I then begin to talk about Eminem, the rapper and how he’s never used the word. This was the power of the English language. It could educate everyone regardless of race and create a dialogue between others for understanding. This is where I see Hurston’s effect on me as a person and a writer. Normally dominated by the white race, as a black male, I was able to dominate through the use of language.
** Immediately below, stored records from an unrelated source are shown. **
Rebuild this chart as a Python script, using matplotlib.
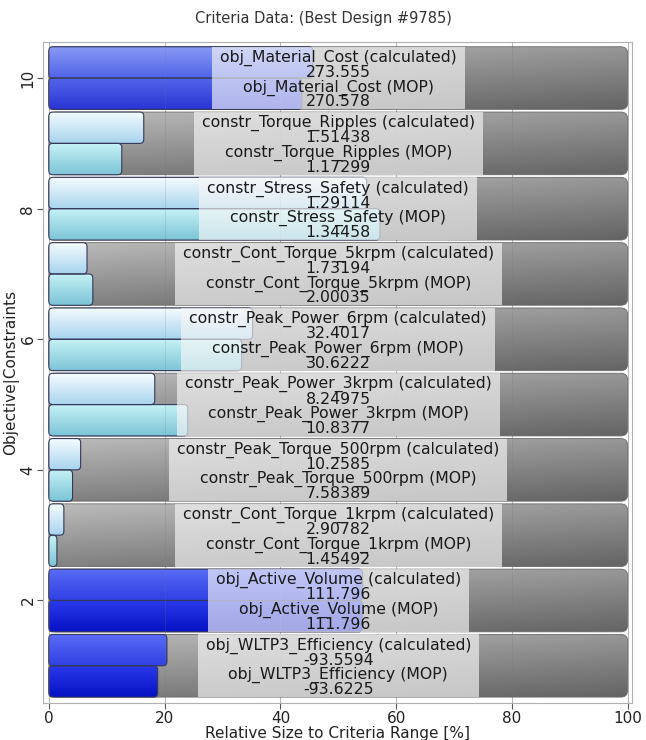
import numpy as np
import matplotlib
matplotlib.use('Agg')
import matplotlib.pyplot as plt
from matplotlib.patches import FancyBboxPatch, Rectangle
from matplotlib.colors import to_rgb

# criteria, top row (10) first
names = ['obj_Material_Cost', 'constr_Torque_Ripples', 'constr_Stress_Safety',
         'constr_Cont_Torque_5krpm', 'constr_Peak_Power_6rpm', 'constr_Peak_Power_3krpm',
         'constr_Peak_Torque_500rpm', 'constr_Cont_Torque_1krpm', 'obj_Active_Volume',
         'obj_WLTP3_Efficiency']
calc_values = ['273.555', '1.51438', '1.29114', '1.73194', '32.4017', '8.24975',
               '10.2585', '2.90782', '111.796', '-93.5594']
mop_values = ['270.578', '1.17299', '1.34458', '2.00035', '30.6222', '10.8377',
              '7.58389', '1.45492', '111.796', '-93.6225']
# relative size to criteria range [%]
calc_pct = [45.6, 16.4, 54.9, 6.6, 35.2, 18.3, 5.5, 2.6, 54.2, 20.4]
mop_pct = [43.7, 12.6, 57.2, 7.6, 33.3, 24.0, 4.1, 1.4, 54.2, 18.8]
rows = list(range(10, 0, -1))

fig = plt.figure(figsize=(6.46, 7.4), dpi=100)
ax = fig.add_axes([0.0666, 0.05, 0.9114, 0.893])
ax.set_xlim(-1, 100.7)
ax.set_ylim(0.43, 10.55)

# pixel aspect for rounded corners (y units per x unit)
asp = (5.79 / 65.4)
H = 0.48


def gradient(ax, x0, x1, y0, y1, top, bot, clip, z, left=None, right=None):
    ny, nx = 40, 60
    t = np.linspace(0, 1, ny)[:, None, None]
    ctop = np.array(to_rgb(top))
    cbot = np.array(to_rgb(bot))
    img = ctop * (1 - t) + cbot * t
    img = np.repeat(img, nx, axis=1)
    if left is not None:
        s = np.linspace(0, 1, nx)[None, :, None]
        img = img * (1 - s * right) + left * (1 - s)
        img = np.clip(img, 0, 1)
    im = ax.imshow(img, extent=[x0, x1, y0, y1], origin='upper', aspect='auto',
                   zorder=z, interpolation='bilinear')
    im.set_clip_path(clip)


# background boxes
for y in rows:
    box = FancyBboxPatch((0, y - H), 100, 2 * H,
                         boxstyle='round,pad=0,rounding_size=1.2', mutation_aspect=asp,
                         fc='none', ec='#6a6a6a', lw=0.6, zorder=1.6)
    ax.add_patch(box)
    gradient(ax, 0, 100, y - H, y + H, '#acacac', '#727272', box, 1.5,
             left=0.06, right=0.12)

# bars
for y, name, c, m in zip(rows, names, calc_pct, mop_pct):
    if name.startswith('obj'):
        if y == 10:
            cols = [('#8a9af4', '#5064ea'), ('#5566ea', '#2a36d6')]
        else:
            cols = [('#5a6cf6', '#3040e4'), ('#2a3aea', '#0612c4')]
    else:
        cols = [('#f6fcff', '#a8d4ee'), ('#c6f2f6', '#7cc4d6')]
    for (v, yy), (ct, cb) in zip([(c, y), (m, y - H)], cols):
        bar = FancyBboxPatch((0, yy), v, H,
                             boxstyle='round,pad=0,rounding_size=0.7', mutation_aspect=asp,
                             fc='none', ec='#35385a', lw=0.8, zorder=2.6)
        ax.add_patch(bar)
        gradient(ax, 0, v, yy, yy + H, ct, cb, bar, 2.5)

# labels
offs = [0.31, 0.085, -0.145, -0.365]
texts = []
for y, name, cv, mv in zip(rows, names, calc_values, mop_values):
    lines = [name + ' (calculated)', cv, name + ' (MOP)', mv]
    tt = []
    for o, s in zip(offs, lines):
        tt.append(ax.text(50, y + o, s, ha='center', va='center', fontsize=11.3,
                          color='#1a1a1a', zorder=5))
    texts.append((y, tt))

fig.canvas.draw()
for y, tt in texts:
    w = max(t.get_window_extent().width for t in tt)
    dx = (w / 2 + 8) / 5.79
    ax.add_patch(Rectangle((50 - dx, y - H), 2 * dx, 2 * H, fc='#f6f6f6', alpha=0.66,
                           ec='none', zorder=3))

# grid
for gx in range(0, 101, 20):
    ax.axvline(gx, color='#c8c8c8', lw=0.8, zorder=0.5)
    ax.axvline(gx, color='#777777', lw=0.7, alpha=0.2, zorder=2.8)

ax.set_xticks(range(0, 101, 20))
ax.set_yticks([2, 4, 6, 8, 10])
ax.set_yticklabels(['2', '4', '6', '8', '10'], rotation=90, va='center')
ax.tick_params(labelsize=11, colors='#222222', length=4, color='#555555', pad=1.5)
for sp in ax.spines.values():
    sp.set_color('#b0b0b0')

ax.set_xlabel('Relative Size to Criteria Range [%]', fontsize=11, color='#222222', labelpad=0)
ax.set_ylabel('Objective|Constraints', fontsize=11, color='#222222', labelpad=1)
fig.suptitle('Criteria Data: (Best Design #9785)', y=0.985, fontsize=10.5, color='#333333')

fig.savefig('out.png', dpi=100)
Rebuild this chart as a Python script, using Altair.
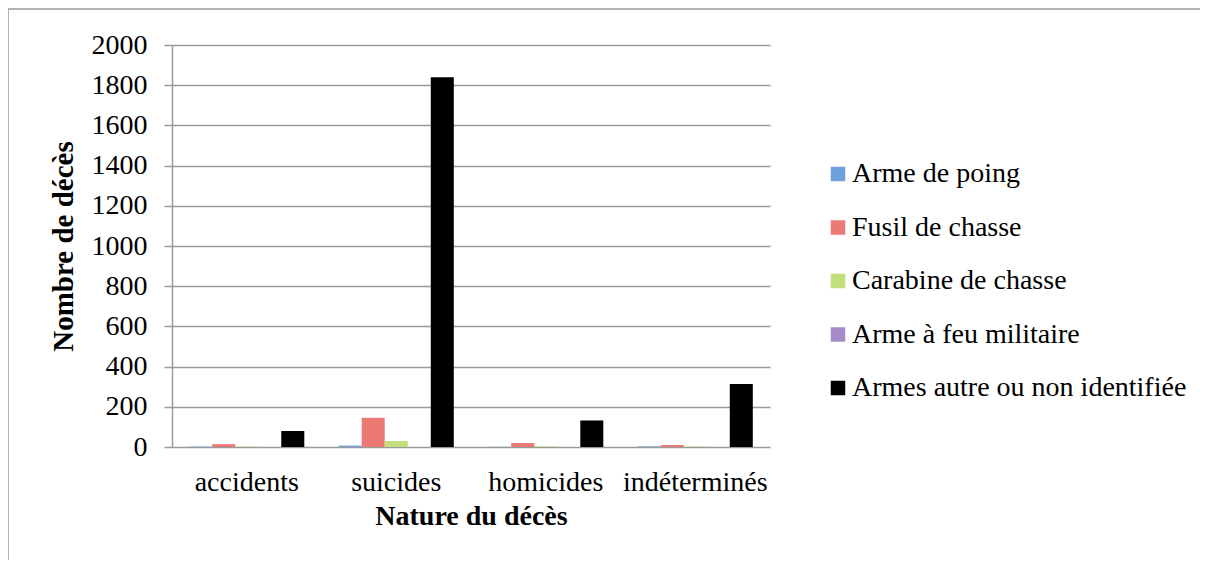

Black English can be an obstacle for teaching students in urban communities due to the formation of the speech patterns they learn overtime. During my presentation, Dr. Carmen Kynard, a professor at St. Johns University talked about her class teaching first year writing students at her university. She spoke about something that was similar to what June Jordan did in her piece about Willie Jordan. She went on to say that the university thought that the kids in her first year writing program didn’t know how to write; however, Kynard focused on the using your native tongue to give way to writing and creative expression.
I really enjoy readings like the Jordan piece because they focus more on actually writing rather than focusing on academic writing. Pieces like these help me during peer revisions. I have always struggled in writing to get my ideas out to those who don’t share the same status as I; for example, I wrote in my college’s newspaper. My weekly column focused on hip-hop. Every Sunday I saw myself writing articles that would explain my knowledge of hip-hop to a general body who may not have appreciated the art as much as I. This was completely different in the classroom when I would write poems with subject matter that none of my peers could relate to. Peer revisions would be 15 minutes of changing periods and commas instead of how I could improve the piece.
This makes me feel a little bit more comfortable now from the perspective of someone who has taught English in GED programs and middle school. It is all about relating the material in an effective way; for example, faced with Jordan’s situation now, it would be easier to reference how Black English thrives in hip-hop and how the art of rap has really helped emphasize the power of the English language.